Exercise description:
Retype each line of the material exactly, please, skipping any picture in it.

Recorded information:
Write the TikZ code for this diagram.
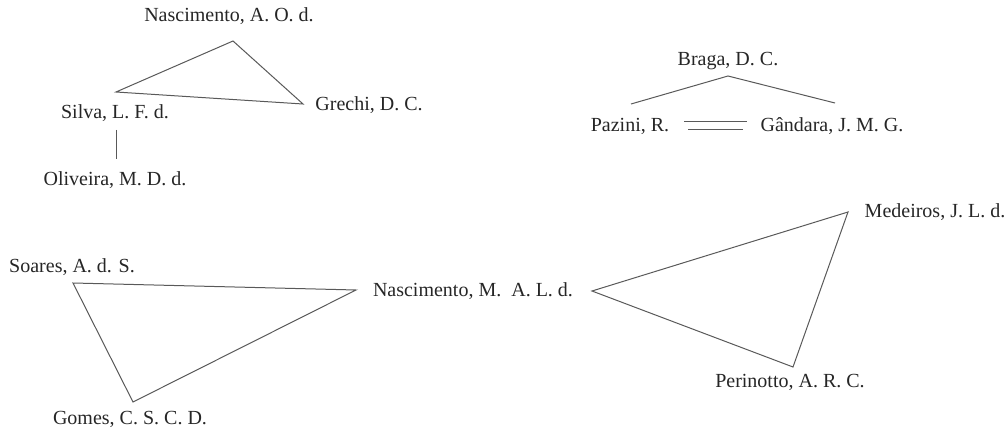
\documentclass[tikz,border=0pt]{standalone}
\usepackage{fontspec}
\setmainfont{Liberation Serif}
\usepackage{tikz}

\tikzset{
	author/.style={inner sep=0pt, text=black!85, font=\fontsize{15}{18}\selectfont},
	tie/.style={draw=black!65, line width=0.75pt}
}

\begin{document}
\begin{tikzpicture}[x=0.75pt, y=-0.75pt]
		\useasboundingbox (0, 0) rectangle (1008, 428);
		% names
		\node[author] (nasA) at (229, 16) {Nascimento, A. O. d.};
		\node[author] (silva) at (115, 113) {Silva, L. F. d.};
		\node[author] (grechi) at (369, 105) {Grechi, D. C.};
		\node[author] (oliveira) at (115, 180) {Oliveira, M. D. d.};
		\node[author] (braga) at (728, 61) {Braga, D. C.};
		\node[author] (pazini) at (630, 126) {Pazini, R.};
		\node[author] (gandara) at (832, 126) {Gândara, J. M. G.};
		\node[author] (soares) at (72, 267) {Soares, A. d. S.};
		\node[author] (gomes) at (130, 419) {Gomes, C. S. C. D.};
		\node[author] (nasM) at (473, 291) {Nascimento, M.\ \ A. L. d.};
		\node[author] (medeiros) at (935, 212) {Medeiros, J. L. d.};
		\node[author] (perinotto) at (790, 382) {Perinotto, A. R. C.};
		% line ends
		\coordinate (nasA-v) at (233, 41);
		\coordinate (silva-v) at (116, 92);
		\coordinate (grechi-v) at (303, 104);
		\coordinate (silva-d) at (116, 130);
		\coordinate (oliveira-u) at (116, 159);
		\coordinate (braga-v) at (728, 76);
		\coordinate (pazini-v) at (631, 104);
		\coordinate (gandara-v) at (835, 103);
		\coordinate (pazini-a) at (684, 122);
		\coordinate (gandara-a) at (747, 122);
		\coordinate (pazini-b) at (688, 130);
		\coordinate (gandara-b) at (743, 130);
		\coordinate (soares-v) at (73, 283);
		\coordinate (nasM-l) at (356, 290);
		\coordinate (gomes-v) at (133, 402);
		\coordinate (nasM-r) at (592, 291);
		\coordinate (medeiros-v) at (848, 212);
		\coordinate (perinotto-v) at (793, 367);
		% ties
		\draw[tie] (nasA-v) -- (grechi-v) -- (silva-v) -- cycle;
		\draw[tie] (silva-d) -- (oliveira-u);
		\draw[tie] (pazini-v) -- (braga-v) -- (gandara-v);
		\draw[tie] (pazini-a) -- (gandara-a);
		\draw[tie] (pazini-b) -- (gandara-b);
		\draw[tie] (soares-v) -- (nasM-l) -- (gomes-v) -- cycle;
		\draw[tie] (nasM-r) -- (medeiros-v) -- (perinotto-v) -- cycle;
	\end{tikzpicture}
\end{document}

Full output:
Write the TikZ code for this diagram.
\documentclass[tikz,border=0pt]{standalone}
\usepackage{fontspec}
\setmainfont{Liberation Serif}
\usepackage{tikz}

\tikzset{
	author/.style={inner sep=0pt, text=black!85, font=\fontsize{15}{18}\selectfont},
	tie/.style={draw=black!65, line width=0.75pt}
}

\begin{document}
\begin{tikzpicture}[x=0.75pt, y=-0.75pt]
		\useasboundingbox (0, 0) rectangle (1008, 428);
		% names
		\node[author] (nasA) at (229, 16) {Nascimento, A. O. d.};
		\node[author] (silva) at (115, 113) {Silva, L. F. d.};
		\node[author] (grechi) at (369, 105) {Grechi, D. C.};
		\node[author] (oliveira) at (115, 180) {Oliveira, M. D. d.};
		\node[author] (braga) at (728, 61) {Braga, D. C.};
		\node[author] (pazini) at (630, 126) {Pazini, R.};
		\node[author] (gandara) at (832, 126) {Gândara, J. M. G.};
		\node[author] (soares) at (72, 267) {Soares, A. d. S.};
		\node[author] (gomes) at (130, 419) {Gomes, C. S. C. D.};
		\node[author] (nasM) at (473, 291) {Nascimento, M.\ \ A. L. d.};
		\node[author] (medeiros) at (935, 212) {Medeiros, J. L. d.};
		\node[author] (perinotto) at (790, 382) {Perinotto, A. R. C.};
		% line ends
		\coordinate (nasA-v) at (233, 41);
		\coordinate (silva-v) at (116, 92);
		\coordinate (grechi-v) at (303, 104);
		\coordinate (silva-d) at (116, 130);
		\coordinate (oliveira-u) at (116, 159);
		\coordinate (braga-v) at (728, 76);
		\coordinate (pazini-v) at (631, 104);
		\coordinate (gandara-v) at (835, 103);
		\coordinate (pazini-a) at (684, 122);
		\coordinate (gandara-a) at (747, 122);
		\coordinate (pazini-b) at (688, 130);
		\coordinate (gandara-b) at (743, 130);
		\coordinate (soares-v) at (73, 283);
		\coordinate (nasM-l) at (356, 290);
		\coordinate (gomes-v) at (133, 402);
		\coordinate (nasM-r) at (592, 291);
		\coordinate (medeiros-v) at (848, 212);
		\coordinate (perinotto-v) at (793, 367);
		% ties
		\draw[tie] (nasA-v) -- (grechi-v) -- (silva-v) -- cycle;
		\draw[tie] (silva-d) -- (oliveira-u);
		\draw[tie] (pazini-v) -- (braga-v) -- (gandara-v);
		\draw[tie] (pazini-a) -- (gandara-a);
		\draw[tie] (pazini-b) -- (gandara-b);
		\draw[tie] (soares-v) -- (nasM-l) -- (gomes-v) -- cycle;
		\draw[tie] (nasM-r) -- (medeiros-v) -- (perinotto-v) -- cycle;
	\end{tikzpicture}
\end{document}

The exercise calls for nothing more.